*Request*. Leaving out the pictures, retype all the material exactly.

*Data shown*.
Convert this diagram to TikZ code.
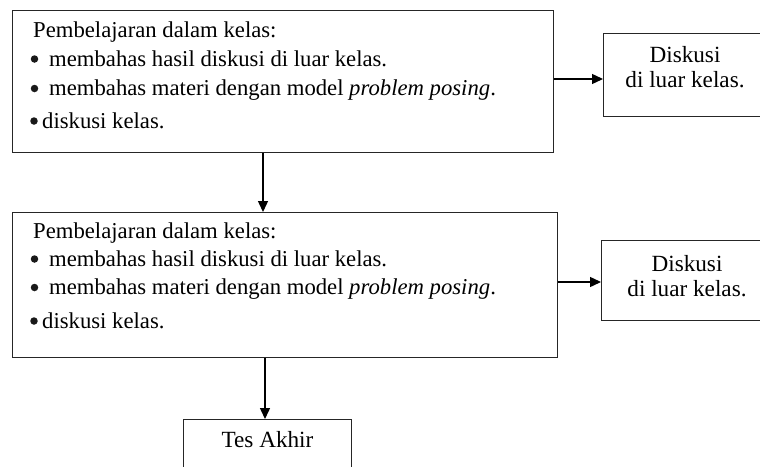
\documentclass[tikz,border=0pt]{standalone}
\usepackage{fontspec}
\setmainfont{Liberation Serif}
\usetikzlibrary{arrows.meta}
\begin{document}
\begin{tikzpicture}[x=1pt,y=-1pt,
  box/.style={draw=black!85,line width=1.4pt,inner sep=0pt,anchor=north west},
  txt/.style={anchor=base west,inner sep=0pt,font=\fontsize{22.7}{27}\selectfont},
  ctxt/.style={anchor=base,inner sep=0pt,font=\fontsize{23.2}{27}\selectfont},
  bul/.style={circle,fill=black!90,inner sep=0pt,minimum size=7.5pt},
  conn/.style={line width=1.4pt,-{Triangle[length=11pt,width=10pt]}}]
\useasboundingbox (0,0) rectangle (760,466);
\clip (0,0) rectangle (760,466);
% box 1
\node[box,minimum width=541pt,minimum height=142pt] (b1) at (12,9.5) {};
\node[txt] (b1l1) at (33,37) {Pembelajaran dalam kelas:};
\node[bul] (b1p2) at (34.5,59) {};
\node[txt] (b1l2) at (49,66) {membahas hasil diskusi di luar kelas.};
\node[bul] (b1p3) at (34.5,88.5) {};
\node[txt] (b1l3) at (49,95.5) {membahas materi dengan model \textit{problem posing}.};
\node[bul] (b1p4) at (34,121) {};
\node[txt] (b1l4) at (42,128) {diskusi kelas.};
% side box 1
\node[box,minimum width=170pt,minimum height=83pt] (s1) at (603,33) {};
\node[ctxt] (s1a) at (685,62) {Diskusi};
\node[ctxt] (s1b) at (685,87) {di luar kelas.};
% box 2
\node[box,minimum width=545pt,minimum height=145pt] (b2) at (12,212) {};
\node[txt] (b2l1) at (33,238) {Pembelajaran dalam kelas:};
\node[bul] (b2p2) at (34.5,259) {};
\node[txt] (b2l2) at (49,266) {membahas hasil diskusi di luar kelas.};
\node[bul] (b2p3) at (34.5,287.5) {};
\node[txt] (b2l3) at (49,294.5) {membahas materi dengan model \textit{problem posing}.};
\node[bul] (b2p4) at (34,321) {};
\node[txt] (b2l4) at (42,328) {diskusi kelas.};
% side box 2
\node[box,minimum width=172pt,minimum height=80pt] (s2) at (601,240) {};
\node[ctxt] (s2a) at (687,271) {Diskusi};
\node[ctxt] (s2b) at (687,296) {di luar kelas.};
% final box
\node[box,minimum width=168pt,minimum height=70pt] (t) at (183,419) {};
\node[ctxt] (ta) at (267.5,447) {Tes Akhir};
% connectors
\draw[conn] (b1.east |- 0,79) -- (s1.west |- 0,79);
\draw[conn] (b2.east |- 0,282) -- (s2.west |- 0,282);
\draw[conn] (b1.south -| 263,0) -- (b2.north -| 263,0);
\draw[conn] (b2.south -| 265,0) -- (t.north -| 265,0);
\end{tikzpicture}
\end{document}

*Written solution*.
Convert this diagram to TikZ code.
\documentclass[tikz,border=0pt]{standalone}
\usepackage{fontspec}
\setmainfont{Liberation Serif}
\usetikzlibrary{arrows.meta}
\begin{document}
\begin{tikzpicture}[x=1pt,y=-1pt,
  box/.style={draw=black!85,line width=1.4pt,inner sep=0pt,anchor=north west},
  txt/.style={anchor=base west,inner sep=0pt,font=\fontsize{22.7}{27}\selectfont},
  ctxt/.style={anchor=base,inner sep=0pt,font=\fontsize{23.2}{27}\selectfont},
  bul/.style={circle,fill=black!90,inner sep=0pt,minimum size=7.5pt},
  conn/.style={line width=1.4pt,-{Triangle[length=11pt,width=10pt]}}]
\useasboundingbox (0,0) rectangle (760,466);
\clip (0,0) rectangle (760,466);
% box 1
\node[box,minimum width=541pt,minimum height=142pt] (b1) at (12,9.5) {};
\node[txt] (b1l1) at (33,37) {Pembelajaran dalam kelas:};
\node[bul] (b1p2) at (34.5,59) {};
\node[txt] (b1l2) at (49,66) {membahas hasil diskusi di luar kelas.};
\node[bul] (b1p3) at (34.5,88.5) {};
\node[txt] (b1l3) at (49,95.5) {membahas materi dengan model \textit{problem posing}.};
\node[bul] (b1p4) at (34,121) {};
\node[txt] (b1l4) at (42,128) {diskusi kelas.};
% side box 1
\node[box,minimum width=170pt,minimum height=83pt] (s1) at (603,33) {};
\node[ctxt] (s1a) at (685,62) {Diskusi};
\node[ctxt] (s1b) at (685,87) {di luar kelas.};
% box 2
\node[box,minimum width=545pt,minimum height=145pt] (b2) at (12,212) {};
\node[txt] (b2l1) at (33,238) {Pembelajaran dalam kelas:};
\node[bul] (b2p2) at (34.5,259) {};
\node[txt] (b2l2) at (49,266) {membahas hasil diskusi di luar kelas.};
\node[bul] (b2p3) at (34.5,287.5) {};
\node[txt] (b2l3) at (49,294.5) {membahas materi dengan model \textit{problem posing}.};
\node[bul] (b2p4) at (34,321) {};
\node[txt] (b2l4) at (42,328) {diskusi kelas.};
% side box 2
\node[box,minimum width=172pt,minimum height=80pt] (s2) at (601,240) {};
\node[ctxt] (s2a) at (687,271) {Diskusi};
\node[ctxt] (s2b) at (687,296) {di luar kelas.};
% final box
\node[box,minimum width=168pt,minimum height=70pt] (t) at (183,419) {};
\node[ctxt] (ta) at (267.5,447) {Tes Akhir};
% connectors
\draw[conn] (b1.east |- 0,79) -- (s1.west |- 0,79);
\draw[conn] (b2.east |- 0,282) -- (s2.west |- 0,282);
\draw[conn] (b1.south -| 263,0) -- (b2.north -| 263,0);
\draw[conn] (b2.south -| 265,0) -- (t.north -| 265,0);
\end{tikzpicture}
\end{document}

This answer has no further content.